■ GIVEN EXERCISE: Quote exactly the lines spanning from the top of the data below to the line that contains "52.4, 50.4, 50.8]", including both.

-- start --

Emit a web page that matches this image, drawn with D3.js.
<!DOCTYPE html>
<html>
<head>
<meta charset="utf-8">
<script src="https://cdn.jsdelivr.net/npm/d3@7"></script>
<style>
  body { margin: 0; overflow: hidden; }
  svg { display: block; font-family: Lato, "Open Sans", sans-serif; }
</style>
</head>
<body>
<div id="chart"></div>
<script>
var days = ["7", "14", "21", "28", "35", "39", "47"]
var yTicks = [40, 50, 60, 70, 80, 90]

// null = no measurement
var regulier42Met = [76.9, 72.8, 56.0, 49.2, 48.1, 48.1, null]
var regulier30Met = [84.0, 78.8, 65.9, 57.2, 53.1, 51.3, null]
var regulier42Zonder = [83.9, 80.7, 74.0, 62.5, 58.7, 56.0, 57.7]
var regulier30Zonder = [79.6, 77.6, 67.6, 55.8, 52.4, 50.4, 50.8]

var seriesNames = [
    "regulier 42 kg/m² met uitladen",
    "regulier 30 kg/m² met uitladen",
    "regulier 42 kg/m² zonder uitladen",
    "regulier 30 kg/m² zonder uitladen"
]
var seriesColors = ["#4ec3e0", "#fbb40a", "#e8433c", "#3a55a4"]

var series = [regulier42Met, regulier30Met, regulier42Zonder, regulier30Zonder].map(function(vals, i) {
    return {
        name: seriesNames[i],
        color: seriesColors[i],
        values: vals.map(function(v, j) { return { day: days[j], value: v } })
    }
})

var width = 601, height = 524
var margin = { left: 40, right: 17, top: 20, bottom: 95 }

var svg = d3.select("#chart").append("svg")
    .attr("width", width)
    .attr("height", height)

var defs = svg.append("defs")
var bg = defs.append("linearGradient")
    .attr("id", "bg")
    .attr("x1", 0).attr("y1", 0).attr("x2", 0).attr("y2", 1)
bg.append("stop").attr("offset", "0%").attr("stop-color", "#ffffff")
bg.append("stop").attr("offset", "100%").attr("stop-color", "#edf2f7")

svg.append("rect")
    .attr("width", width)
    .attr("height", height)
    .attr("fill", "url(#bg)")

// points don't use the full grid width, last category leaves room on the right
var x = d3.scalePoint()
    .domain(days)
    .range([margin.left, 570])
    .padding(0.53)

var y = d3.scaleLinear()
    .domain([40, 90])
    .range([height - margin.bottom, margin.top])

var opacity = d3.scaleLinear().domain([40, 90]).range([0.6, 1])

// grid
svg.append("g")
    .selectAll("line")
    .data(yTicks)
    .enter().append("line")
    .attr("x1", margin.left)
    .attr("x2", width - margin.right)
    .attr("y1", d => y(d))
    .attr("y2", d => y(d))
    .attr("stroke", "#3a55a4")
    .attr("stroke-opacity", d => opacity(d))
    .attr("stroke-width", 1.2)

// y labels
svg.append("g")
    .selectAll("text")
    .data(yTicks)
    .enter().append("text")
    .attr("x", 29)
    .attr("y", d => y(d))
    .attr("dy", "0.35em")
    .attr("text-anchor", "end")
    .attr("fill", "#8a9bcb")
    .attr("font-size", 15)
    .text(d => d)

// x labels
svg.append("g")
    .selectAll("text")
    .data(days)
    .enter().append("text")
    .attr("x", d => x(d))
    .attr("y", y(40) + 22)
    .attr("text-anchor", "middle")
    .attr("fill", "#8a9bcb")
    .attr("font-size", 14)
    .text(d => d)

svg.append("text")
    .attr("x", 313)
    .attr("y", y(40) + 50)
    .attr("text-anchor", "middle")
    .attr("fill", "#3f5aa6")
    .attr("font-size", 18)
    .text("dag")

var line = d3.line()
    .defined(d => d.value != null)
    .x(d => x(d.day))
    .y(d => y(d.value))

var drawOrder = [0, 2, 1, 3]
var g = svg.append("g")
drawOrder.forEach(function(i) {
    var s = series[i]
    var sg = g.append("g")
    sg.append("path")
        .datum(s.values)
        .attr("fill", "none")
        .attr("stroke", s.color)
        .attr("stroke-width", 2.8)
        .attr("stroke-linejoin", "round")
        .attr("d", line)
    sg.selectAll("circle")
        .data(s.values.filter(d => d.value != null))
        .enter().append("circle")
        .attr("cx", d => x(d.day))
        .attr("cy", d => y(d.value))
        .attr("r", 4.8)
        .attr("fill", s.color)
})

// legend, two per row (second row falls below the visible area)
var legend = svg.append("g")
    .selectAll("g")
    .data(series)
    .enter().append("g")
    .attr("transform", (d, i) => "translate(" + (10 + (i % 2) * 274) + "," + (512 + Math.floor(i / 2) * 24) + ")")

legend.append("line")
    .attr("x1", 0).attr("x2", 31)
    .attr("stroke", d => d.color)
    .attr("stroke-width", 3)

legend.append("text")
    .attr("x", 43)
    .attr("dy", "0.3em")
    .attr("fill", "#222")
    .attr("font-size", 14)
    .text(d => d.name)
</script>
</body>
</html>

-- end --

■ SOLVED EXERCISE:
Emit a web page that matches this image, drawn with D3.js.
<!DOCTYPE html>
<html>
<head>
<meta charset="utf-8">
<script src="https://cdn.jsdelivr.net/npm/d3@7"></script>
<style>
  body { margin: 0; overflow: hidden; }
  svg { display: block; font-family: Lato, "Open Sans", sans-serif; }
</style>
</head>
<body>
<div id="chart"></div>
<script>
var days = ["7", "14", "21", "28", "35", "39", "47"]
var yTicks = [40, 50, 60, 70, 80, 90]

// null = no measurement
var regulier42Met = [76.9, 72.8, 56.0, 49.2, 48.1, 48.1, null]
var regulier30Met = [84.0, 78.8, 65.9, 57.2, 53.1, 51.3, null]
var regulier42Zonder = [83.9, 80.7, 74.0, 62.5, 58.7, 56.0, 57.7]
var regulier30Zonder = [79.6, 77.6, 67.6, 55.8, 52.4, 50.4, 50.8]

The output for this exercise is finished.